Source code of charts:
------------------------------------
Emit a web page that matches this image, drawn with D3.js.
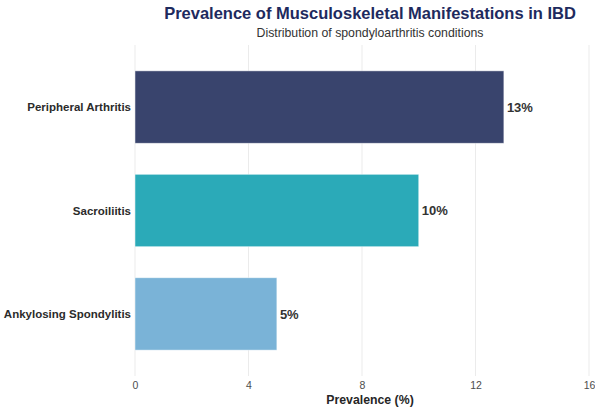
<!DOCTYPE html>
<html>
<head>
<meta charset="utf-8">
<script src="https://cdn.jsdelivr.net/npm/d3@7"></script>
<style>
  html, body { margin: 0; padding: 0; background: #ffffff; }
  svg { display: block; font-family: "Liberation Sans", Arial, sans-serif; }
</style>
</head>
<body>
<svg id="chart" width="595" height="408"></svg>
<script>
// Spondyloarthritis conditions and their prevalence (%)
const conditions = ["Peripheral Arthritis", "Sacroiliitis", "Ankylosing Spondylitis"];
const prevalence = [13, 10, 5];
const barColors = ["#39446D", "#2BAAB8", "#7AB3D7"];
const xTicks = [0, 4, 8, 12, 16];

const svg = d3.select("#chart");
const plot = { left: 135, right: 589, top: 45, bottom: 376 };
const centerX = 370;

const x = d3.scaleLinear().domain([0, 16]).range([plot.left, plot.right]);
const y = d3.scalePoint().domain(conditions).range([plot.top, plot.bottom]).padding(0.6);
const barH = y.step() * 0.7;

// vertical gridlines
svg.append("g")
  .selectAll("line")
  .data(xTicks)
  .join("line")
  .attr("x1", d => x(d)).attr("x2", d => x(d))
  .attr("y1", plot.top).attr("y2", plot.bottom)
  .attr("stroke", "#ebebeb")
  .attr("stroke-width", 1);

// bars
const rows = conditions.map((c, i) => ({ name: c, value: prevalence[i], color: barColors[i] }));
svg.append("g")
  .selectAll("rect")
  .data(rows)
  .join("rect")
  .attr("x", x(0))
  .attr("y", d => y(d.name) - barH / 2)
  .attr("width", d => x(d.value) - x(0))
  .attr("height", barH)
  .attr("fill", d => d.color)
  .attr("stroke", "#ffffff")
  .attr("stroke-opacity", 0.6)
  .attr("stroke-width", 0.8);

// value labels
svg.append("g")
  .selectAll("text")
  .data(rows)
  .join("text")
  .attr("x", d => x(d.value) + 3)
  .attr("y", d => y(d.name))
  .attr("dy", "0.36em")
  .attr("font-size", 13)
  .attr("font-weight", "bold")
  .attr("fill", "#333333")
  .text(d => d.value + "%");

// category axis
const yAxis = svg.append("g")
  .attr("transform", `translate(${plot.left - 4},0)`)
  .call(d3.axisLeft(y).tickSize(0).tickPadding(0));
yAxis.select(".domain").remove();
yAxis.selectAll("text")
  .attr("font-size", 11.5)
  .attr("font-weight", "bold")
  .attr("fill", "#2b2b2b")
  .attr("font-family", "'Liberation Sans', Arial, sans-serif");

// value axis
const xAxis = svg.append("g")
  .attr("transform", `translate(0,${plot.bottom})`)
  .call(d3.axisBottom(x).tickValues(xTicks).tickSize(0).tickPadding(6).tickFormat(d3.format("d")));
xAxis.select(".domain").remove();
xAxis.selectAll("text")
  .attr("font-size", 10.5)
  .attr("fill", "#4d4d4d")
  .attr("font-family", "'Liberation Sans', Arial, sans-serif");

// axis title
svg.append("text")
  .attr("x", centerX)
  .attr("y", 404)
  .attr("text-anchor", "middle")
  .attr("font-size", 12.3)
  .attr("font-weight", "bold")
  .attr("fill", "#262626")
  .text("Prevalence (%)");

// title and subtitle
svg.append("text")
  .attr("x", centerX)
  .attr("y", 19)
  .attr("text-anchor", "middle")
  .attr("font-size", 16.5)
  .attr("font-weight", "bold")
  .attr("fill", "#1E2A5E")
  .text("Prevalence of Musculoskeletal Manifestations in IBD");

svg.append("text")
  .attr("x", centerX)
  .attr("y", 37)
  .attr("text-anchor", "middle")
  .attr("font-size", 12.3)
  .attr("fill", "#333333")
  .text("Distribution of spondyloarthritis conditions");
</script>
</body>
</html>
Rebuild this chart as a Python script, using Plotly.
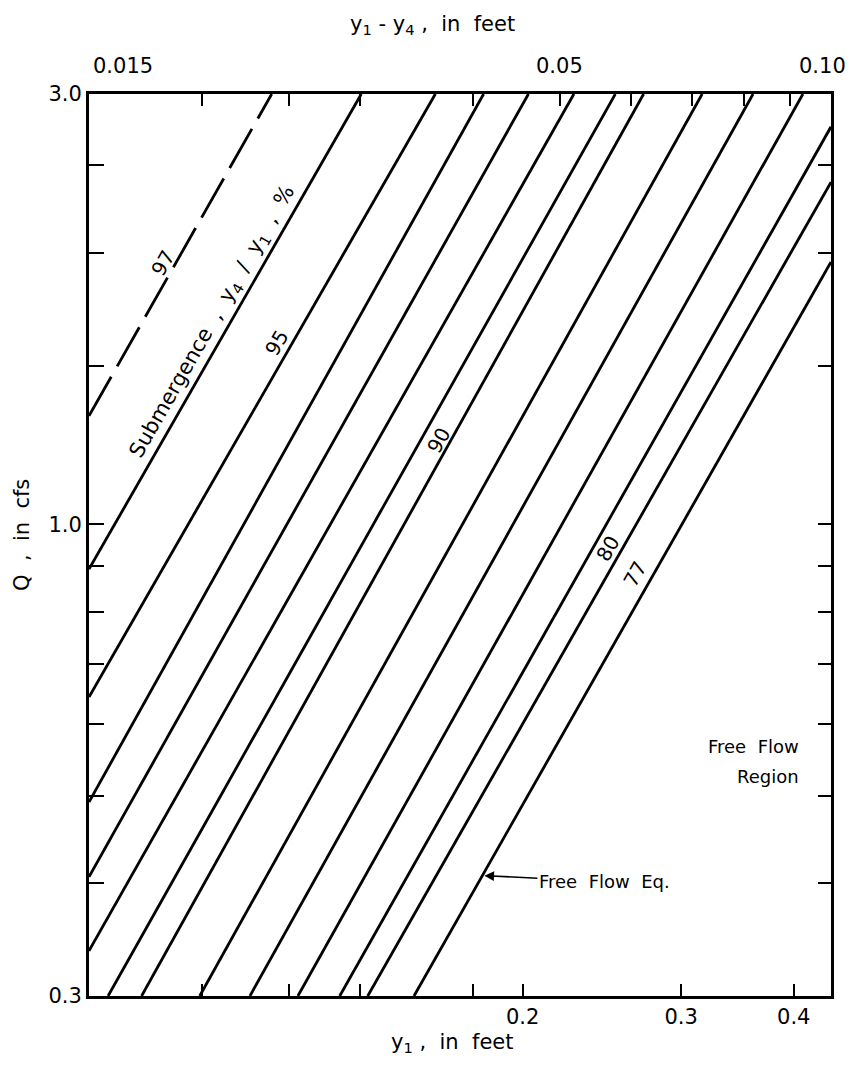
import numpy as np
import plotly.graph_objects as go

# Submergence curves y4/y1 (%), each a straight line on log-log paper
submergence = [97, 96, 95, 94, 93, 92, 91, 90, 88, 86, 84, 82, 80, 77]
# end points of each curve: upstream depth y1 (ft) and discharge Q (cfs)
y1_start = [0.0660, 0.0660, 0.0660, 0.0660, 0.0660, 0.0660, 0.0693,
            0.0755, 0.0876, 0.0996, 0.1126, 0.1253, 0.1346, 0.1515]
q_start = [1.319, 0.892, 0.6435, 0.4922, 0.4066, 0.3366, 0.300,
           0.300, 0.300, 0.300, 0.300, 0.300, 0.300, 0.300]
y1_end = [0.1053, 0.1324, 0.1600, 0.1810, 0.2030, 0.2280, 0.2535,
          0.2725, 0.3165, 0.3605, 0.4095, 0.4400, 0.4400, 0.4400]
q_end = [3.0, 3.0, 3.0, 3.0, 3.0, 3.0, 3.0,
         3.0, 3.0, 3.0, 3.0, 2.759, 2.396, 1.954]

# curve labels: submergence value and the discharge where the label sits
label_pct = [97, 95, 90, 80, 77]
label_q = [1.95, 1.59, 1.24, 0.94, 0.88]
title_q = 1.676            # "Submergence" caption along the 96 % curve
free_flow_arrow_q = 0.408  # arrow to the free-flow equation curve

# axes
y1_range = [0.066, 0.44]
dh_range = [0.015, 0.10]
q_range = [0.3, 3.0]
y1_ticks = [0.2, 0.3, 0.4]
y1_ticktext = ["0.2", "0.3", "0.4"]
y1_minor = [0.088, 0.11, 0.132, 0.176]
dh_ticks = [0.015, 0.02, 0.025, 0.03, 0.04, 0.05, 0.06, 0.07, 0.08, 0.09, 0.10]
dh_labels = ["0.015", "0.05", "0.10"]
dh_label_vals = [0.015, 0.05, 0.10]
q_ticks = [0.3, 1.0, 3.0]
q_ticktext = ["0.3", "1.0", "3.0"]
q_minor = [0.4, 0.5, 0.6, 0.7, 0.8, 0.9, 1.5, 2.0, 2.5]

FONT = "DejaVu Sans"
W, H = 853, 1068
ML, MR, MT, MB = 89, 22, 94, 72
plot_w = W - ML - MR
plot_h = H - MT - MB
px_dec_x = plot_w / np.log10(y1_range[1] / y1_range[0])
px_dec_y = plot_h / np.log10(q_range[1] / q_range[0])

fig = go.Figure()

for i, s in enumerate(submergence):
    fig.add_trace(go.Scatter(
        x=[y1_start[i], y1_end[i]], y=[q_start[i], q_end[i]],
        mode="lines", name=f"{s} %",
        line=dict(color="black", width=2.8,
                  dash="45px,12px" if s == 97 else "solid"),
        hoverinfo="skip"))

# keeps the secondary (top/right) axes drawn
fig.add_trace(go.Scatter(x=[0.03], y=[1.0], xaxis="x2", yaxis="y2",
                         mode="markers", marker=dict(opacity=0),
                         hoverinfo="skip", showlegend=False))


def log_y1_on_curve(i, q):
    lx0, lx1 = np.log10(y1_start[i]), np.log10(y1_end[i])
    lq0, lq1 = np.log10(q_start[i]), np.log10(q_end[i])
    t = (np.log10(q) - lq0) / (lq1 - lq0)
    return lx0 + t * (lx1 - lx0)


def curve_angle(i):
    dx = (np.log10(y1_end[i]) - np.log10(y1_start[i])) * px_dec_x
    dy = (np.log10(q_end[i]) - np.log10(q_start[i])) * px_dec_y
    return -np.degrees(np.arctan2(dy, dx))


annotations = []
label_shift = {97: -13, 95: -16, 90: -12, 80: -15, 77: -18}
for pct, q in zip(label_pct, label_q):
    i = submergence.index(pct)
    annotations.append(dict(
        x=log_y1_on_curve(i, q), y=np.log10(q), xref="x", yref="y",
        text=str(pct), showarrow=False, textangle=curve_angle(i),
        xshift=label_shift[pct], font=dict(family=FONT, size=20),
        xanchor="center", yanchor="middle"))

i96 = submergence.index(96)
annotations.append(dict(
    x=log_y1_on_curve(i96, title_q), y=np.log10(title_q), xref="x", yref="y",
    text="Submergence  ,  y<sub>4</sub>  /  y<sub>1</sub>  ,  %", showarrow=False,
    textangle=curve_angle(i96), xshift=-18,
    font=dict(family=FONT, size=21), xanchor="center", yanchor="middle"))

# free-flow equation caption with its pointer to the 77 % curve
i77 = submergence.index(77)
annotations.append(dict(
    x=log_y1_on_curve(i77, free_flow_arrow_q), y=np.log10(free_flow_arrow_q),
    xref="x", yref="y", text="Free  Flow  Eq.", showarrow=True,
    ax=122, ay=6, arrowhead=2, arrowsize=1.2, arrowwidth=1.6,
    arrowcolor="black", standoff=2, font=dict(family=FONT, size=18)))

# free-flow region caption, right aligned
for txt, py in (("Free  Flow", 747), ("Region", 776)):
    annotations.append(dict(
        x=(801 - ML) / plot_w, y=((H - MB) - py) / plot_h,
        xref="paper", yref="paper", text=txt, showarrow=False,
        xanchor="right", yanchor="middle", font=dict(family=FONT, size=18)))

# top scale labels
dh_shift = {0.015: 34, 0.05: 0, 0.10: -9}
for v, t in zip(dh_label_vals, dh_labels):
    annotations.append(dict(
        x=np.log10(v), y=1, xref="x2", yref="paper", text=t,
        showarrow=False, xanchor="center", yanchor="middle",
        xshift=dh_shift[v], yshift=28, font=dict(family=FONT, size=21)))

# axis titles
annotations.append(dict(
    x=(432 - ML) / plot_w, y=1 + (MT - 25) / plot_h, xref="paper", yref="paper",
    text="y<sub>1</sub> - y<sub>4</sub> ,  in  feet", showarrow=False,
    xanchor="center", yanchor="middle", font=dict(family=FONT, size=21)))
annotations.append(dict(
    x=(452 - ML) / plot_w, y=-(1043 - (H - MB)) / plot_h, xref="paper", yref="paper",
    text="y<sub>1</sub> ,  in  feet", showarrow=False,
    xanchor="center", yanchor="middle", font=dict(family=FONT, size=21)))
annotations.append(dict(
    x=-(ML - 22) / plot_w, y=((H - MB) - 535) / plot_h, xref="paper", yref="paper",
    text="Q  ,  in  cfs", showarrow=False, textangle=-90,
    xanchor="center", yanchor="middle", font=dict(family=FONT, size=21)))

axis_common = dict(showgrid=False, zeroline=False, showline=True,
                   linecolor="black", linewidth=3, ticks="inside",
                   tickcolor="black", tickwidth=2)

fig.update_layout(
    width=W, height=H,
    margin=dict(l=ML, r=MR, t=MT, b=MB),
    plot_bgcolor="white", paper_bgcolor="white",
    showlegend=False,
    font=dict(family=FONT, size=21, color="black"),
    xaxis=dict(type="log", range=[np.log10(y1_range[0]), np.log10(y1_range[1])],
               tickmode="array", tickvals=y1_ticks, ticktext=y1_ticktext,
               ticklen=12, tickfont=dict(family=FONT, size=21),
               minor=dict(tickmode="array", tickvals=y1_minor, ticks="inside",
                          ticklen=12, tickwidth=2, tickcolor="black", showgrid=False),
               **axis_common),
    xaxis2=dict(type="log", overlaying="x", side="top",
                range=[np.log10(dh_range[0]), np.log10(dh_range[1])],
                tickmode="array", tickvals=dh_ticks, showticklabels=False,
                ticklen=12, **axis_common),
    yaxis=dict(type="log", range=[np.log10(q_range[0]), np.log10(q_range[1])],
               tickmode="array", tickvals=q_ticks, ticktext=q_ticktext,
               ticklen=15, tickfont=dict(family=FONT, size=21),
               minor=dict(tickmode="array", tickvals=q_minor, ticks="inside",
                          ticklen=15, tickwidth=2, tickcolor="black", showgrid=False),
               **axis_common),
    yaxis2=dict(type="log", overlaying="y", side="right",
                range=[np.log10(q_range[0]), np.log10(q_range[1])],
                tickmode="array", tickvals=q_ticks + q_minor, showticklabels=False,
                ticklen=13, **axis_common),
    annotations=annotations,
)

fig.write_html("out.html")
------------------------------------
= GOAL OF THE EXERCISE =
Report every line in the data above in which the word "script" appears.

= COMPLETED TASK =
<script src="https://cdn.jsdelivr.net/npm/d3@7"></script>
<script>
</script>
Rebuild this chart as a Python script, using Plotly.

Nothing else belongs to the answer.